§ DIRECTION: Lines that contain the string "this" are to be copied; leave out all others.

#### EXCERPTED RECORDS ####

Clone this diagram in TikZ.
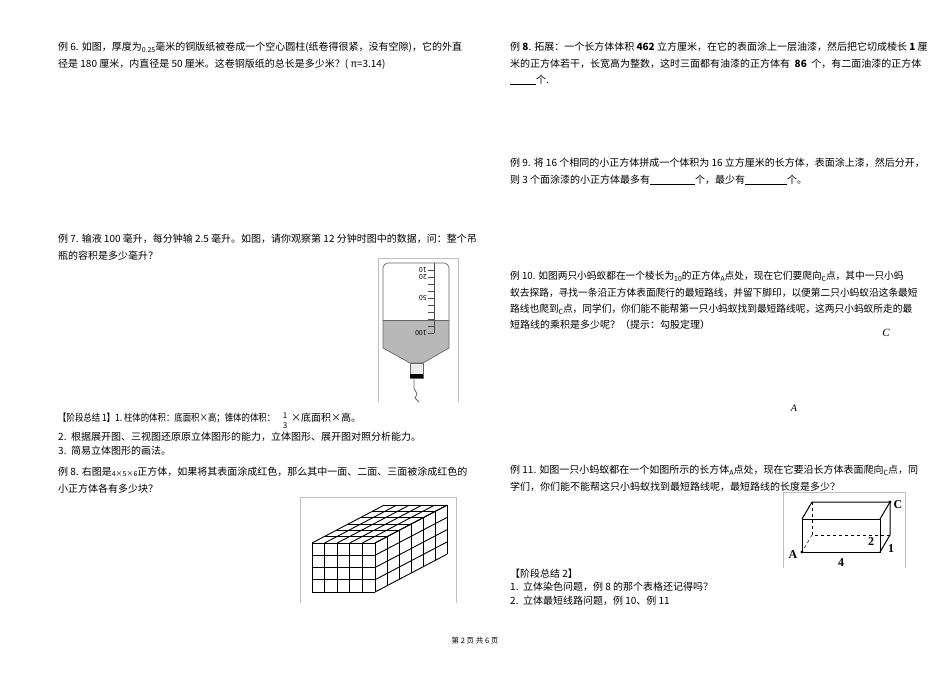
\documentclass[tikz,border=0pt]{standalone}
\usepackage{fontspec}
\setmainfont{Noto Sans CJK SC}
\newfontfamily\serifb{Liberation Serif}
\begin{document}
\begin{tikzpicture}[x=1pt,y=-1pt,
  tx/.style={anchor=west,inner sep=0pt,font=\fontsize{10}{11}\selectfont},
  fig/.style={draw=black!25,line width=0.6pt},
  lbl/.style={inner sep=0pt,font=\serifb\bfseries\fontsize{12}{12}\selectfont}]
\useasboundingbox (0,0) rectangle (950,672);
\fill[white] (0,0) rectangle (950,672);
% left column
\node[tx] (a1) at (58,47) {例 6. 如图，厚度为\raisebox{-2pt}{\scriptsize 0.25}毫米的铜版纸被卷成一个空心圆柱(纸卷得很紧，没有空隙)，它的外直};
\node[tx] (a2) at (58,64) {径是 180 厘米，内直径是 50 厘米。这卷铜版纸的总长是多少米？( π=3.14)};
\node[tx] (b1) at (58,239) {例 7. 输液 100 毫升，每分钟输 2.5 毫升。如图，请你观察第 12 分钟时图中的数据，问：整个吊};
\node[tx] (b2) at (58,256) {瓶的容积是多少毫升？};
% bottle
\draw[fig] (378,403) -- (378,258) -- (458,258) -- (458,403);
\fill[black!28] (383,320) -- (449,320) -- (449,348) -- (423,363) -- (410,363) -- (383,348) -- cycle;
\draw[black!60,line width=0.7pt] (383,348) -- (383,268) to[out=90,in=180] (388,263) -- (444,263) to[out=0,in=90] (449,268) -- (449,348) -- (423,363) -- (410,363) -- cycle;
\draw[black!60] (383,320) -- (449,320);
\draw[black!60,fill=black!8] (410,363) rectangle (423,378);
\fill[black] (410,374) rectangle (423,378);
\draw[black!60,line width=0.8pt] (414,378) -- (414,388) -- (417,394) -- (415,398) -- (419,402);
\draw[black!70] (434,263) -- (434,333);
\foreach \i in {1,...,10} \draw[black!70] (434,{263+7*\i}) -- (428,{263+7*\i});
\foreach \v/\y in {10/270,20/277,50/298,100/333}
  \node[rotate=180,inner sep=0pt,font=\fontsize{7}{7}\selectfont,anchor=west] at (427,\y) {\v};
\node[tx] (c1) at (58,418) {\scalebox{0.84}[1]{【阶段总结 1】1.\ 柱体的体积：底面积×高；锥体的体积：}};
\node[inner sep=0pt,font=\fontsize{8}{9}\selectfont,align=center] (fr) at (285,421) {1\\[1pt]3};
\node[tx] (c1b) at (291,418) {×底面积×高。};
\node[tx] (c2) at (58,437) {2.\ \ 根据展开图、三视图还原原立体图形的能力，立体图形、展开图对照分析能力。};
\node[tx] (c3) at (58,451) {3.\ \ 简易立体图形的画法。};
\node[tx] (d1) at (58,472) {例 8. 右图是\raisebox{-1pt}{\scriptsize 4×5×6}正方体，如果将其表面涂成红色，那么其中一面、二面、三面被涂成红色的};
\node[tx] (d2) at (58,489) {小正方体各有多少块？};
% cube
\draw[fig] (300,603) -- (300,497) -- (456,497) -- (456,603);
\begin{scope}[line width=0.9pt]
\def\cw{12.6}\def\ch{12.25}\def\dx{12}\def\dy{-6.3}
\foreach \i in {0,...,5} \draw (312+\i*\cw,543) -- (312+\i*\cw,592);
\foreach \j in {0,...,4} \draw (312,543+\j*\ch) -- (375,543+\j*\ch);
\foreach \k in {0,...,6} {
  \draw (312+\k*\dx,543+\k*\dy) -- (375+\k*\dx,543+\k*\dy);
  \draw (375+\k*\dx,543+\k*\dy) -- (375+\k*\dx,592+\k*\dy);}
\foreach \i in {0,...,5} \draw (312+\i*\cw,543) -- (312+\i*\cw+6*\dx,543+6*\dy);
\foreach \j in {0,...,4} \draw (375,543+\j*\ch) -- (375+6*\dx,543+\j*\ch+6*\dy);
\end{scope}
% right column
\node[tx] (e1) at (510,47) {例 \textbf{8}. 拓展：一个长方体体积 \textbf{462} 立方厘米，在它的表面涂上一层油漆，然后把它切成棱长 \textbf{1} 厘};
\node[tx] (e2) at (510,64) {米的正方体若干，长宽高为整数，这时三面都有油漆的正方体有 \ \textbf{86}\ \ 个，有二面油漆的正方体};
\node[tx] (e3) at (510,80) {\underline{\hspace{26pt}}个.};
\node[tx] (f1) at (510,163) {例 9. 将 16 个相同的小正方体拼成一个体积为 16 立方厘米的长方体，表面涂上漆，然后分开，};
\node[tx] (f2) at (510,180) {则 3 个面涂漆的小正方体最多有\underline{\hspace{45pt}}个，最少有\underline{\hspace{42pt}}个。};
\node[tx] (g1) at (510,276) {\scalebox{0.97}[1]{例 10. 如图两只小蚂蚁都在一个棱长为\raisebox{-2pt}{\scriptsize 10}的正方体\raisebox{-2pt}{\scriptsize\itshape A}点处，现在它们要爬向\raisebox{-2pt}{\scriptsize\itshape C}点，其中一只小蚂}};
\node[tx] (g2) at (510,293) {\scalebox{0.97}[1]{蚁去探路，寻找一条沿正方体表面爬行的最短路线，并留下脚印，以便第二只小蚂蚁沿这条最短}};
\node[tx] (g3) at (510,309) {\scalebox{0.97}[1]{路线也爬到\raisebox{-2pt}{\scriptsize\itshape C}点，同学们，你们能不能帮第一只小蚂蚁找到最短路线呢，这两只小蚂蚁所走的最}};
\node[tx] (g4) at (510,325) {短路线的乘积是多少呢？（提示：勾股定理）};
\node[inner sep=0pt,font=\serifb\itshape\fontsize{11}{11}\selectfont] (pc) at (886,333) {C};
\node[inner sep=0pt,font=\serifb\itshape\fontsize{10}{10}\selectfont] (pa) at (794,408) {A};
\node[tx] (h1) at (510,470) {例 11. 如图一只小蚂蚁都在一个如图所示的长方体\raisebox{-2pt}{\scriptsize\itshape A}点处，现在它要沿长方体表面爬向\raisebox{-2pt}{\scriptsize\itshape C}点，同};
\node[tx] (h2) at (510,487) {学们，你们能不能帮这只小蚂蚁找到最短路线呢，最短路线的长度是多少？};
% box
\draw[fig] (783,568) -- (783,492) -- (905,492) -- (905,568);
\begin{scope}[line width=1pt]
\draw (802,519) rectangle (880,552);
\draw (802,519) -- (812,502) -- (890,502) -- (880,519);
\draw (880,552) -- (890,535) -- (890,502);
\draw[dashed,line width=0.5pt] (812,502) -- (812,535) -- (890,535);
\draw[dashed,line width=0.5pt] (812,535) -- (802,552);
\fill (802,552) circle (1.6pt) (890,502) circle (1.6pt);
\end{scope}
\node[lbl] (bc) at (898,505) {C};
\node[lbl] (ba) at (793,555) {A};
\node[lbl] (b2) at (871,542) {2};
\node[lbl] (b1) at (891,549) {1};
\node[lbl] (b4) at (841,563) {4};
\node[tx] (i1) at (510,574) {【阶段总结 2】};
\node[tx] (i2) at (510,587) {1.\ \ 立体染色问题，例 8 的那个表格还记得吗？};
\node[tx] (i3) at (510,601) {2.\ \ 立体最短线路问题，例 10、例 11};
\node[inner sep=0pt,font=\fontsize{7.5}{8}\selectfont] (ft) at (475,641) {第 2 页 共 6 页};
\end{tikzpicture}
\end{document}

####
#### EXCERPTED RECORDS ####

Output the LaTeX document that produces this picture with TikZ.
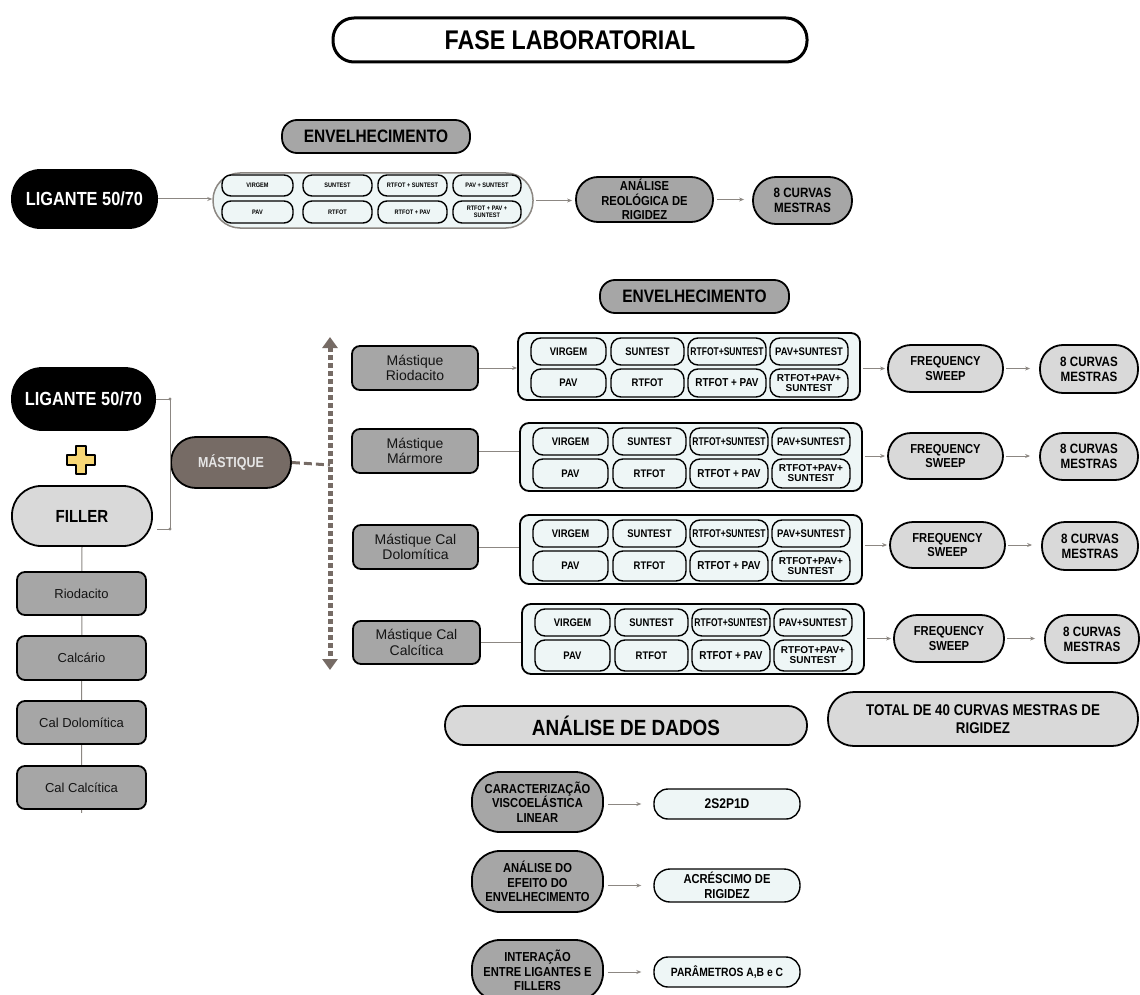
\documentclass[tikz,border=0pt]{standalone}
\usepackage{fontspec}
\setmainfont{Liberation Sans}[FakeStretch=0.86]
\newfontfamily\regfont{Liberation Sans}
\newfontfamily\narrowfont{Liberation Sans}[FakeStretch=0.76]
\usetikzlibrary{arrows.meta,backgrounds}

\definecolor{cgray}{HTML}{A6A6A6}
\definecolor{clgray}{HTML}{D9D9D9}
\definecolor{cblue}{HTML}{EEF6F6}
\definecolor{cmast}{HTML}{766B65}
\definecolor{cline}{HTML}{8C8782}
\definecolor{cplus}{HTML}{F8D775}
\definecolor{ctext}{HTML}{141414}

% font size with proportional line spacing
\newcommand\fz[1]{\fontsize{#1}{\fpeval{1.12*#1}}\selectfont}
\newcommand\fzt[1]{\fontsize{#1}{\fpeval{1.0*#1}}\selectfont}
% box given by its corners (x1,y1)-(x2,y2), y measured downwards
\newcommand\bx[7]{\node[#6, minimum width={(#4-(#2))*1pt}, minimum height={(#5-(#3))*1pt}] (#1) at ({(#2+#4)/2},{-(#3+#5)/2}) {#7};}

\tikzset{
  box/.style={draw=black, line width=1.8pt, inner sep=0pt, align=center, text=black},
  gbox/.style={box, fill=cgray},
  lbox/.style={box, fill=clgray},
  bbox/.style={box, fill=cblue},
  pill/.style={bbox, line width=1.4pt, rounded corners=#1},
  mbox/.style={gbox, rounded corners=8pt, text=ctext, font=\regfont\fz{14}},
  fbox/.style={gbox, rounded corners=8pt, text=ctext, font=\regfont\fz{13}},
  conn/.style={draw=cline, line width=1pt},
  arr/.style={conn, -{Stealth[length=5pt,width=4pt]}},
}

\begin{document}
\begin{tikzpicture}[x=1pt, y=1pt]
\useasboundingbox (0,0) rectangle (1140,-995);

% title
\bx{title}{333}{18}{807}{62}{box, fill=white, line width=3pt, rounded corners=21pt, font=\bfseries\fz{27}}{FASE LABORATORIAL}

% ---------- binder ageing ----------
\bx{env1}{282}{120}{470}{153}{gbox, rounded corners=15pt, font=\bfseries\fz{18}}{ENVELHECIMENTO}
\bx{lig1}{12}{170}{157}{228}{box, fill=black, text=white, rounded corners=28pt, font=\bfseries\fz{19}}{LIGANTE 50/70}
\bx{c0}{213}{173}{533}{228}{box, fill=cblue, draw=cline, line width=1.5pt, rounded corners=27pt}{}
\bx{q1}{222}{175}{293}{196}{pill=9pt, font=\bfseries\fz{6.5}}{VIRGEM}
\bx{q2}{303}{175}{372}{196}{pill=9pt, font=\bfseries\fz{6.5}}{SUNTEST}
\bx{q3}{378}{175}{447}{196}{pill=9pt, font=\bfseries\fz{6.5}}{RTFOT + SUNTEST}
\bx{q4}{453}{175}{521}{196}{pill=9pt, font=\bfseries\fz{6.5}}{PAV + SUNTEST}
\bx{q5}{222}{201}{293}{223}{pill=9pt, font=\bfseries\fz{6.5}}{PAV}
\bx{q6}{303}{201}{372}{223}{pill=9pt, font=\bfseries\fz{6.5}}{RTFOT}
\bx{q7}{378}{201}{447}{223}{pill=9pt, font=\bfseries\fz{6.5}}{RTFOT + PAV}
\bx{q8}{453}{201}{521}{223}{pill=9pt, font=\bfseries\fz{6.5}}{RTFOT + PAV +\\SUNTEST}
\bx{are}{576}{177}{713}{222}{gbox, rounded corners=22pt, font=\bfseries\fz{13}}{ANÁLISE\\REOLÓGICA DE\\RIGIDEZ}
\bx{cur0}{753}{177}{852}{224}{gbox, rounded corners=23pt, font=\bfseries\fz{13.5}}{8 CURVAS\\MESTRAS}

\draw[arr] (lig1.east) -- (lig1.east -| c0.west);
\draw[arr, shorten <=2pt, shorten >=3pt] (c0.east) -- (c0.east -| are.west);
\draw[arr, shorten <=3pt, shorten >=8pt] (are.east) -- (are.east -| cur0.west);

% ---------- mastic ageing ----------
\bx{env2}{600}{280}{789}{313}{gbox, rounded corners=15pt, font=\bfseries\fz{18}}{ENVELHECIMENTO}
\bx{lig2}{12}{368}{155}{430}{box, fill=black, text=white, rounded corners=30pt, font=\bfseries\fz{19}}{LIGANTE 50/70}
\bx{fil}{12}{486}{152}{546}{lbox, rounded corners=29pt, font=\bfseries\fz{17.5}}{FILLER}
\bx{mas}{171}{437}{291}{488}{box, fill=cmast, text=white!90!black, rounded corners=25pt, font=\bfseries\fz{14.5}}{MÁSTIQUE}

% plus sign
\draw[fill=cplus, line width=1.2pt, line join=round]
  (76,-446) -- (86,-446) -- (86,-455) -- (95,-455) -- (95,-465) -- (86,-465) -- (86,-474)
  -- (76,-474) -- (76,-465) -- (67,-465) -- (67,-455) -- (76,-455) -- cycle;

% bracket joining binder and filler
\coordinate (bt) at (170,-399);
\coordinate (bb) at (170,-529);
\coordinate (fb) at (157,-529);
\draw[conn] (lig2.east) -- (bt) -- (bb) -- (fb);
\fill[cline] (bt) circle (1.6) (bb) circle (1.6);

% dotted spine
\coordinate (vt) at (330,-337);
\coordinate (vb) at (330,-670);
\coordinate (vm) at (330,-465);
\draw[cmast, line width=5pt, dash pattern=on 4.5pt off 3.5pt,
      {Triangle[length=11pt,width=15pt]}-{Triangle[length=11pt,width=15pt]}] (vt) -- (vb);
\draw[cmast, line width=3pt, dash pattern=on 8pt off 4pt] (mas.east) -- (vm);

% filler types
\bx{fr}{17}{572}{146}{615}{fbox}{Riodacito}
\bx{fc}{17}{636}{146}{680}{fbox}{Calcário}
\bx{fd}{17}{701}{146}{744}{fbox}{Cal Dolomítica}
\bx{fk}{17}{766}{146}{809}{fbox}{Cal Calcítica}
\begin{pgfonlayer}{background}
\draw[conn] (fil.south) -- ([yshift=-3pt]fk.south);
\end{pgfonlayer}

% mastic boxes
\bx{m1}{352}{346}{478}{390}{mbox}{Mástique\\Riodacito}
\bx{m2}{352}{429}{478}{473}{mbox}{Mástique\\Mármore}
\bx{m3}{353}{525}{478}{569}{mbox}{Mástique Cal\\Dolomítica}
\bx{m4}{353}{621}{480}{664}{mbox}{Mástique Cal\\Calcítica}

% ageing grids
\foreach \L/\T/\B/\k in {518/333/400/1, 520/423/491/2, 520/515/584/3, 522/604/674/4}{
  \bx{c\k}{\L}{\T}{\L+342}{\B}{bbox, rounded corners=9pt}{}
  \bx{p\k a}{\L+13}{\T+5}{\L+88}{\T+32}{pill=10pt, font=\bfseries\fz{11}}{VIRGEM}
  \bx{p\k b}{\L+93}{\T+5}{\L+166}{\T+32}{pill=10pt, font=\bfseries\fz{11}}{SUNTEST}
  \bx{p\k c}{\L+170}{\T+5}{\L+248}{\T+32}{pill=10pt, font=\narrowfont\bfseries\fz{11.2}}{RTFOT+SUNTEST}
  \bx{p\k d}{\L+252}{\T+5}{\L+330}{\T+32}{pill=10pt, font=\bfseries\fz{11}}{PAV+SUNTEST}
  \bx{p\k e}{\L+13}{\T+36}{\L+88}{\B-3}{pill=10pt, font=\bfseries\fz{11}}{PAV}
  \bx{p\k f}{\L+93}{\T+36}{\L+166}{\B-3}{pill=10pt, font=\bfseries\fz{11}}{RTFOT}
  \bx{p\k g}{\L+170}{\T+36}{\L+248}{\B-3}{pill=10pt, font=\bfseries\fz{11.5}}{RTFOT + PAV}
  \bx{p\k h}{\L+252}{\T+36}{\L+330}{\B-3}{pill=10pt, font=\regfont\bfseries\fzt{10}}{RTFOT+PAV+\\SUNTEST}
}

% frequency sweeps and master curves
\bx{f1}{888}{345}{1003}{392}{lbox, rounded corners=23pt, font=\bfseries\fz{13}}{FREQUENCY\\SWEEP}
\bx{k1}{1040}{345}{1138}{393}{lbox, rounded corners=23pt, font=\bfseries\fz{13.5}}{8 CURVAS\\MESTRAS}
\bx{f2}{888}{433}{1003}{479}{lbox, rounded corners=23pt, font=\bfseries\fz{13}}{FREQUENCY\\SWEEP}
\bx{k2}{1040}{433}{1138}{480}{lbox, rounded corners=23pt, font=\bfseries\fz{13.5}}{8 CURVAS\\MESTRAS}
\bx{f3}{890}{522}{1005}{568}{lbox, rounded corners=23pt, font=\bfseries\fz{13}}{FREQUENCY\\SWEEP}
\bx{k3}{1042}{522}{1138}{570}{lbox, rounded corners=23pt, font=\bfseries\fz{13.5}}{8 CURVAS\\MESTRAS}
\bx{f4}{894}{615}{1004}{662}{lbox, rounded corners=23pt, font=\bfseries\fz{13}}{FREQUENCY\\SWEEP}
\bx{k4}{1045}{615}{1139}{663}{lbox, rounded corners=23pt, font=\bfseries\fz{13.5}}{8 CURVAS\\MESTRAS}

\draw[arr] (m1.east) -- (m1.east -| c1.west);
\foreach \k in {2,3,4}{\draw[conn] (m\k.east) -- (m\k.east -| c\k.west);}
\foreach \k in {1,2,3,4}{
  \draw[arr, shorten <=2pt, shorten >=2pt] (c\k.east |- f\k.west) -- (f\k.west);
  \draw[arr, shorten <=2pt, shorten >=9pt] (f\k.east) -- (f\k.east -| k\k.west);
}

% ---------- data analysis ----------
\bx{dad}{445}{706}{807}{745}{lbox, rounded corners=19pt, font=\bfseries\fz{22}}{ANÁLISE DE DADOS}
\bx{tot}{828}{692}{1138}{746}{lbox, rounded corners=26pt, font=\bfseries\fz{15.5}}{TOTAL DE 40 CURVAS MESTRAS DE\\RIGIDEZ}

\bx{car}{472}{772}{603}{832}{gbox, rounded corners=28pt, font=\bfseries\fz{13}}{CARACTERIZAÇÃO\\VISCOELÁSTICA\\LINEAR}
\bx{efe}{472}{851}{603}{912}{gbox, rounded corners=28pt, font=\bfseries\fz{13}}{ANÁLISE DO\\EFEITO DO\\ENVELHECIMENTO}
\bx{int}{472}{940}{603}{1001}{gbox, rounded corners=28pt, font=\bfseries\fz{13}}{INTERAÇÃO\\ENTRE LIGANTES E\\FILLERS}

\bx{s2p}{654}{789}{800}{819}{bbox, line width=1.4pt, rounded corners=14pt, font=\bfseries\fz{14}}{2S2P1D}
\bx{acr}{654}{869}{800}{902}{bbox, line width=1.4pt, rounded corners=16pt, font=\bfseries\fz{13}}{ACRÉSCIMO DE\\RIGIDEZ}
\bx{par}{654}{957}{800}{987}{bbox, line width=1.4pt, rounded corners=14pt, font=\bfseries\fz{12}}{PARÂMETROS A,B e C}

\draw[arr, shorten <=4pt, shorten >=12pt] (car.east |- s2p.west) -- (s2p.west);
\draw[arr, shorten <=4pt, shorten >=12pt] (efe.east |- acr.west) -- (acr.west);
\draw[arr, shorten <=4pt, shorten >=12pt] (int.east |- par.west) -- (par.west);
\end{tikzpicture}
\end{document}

####

§ EXERCISE RESULT:
Clone this diagram in TikZ.
Output the LaTeX document that produces this picture with TikZ.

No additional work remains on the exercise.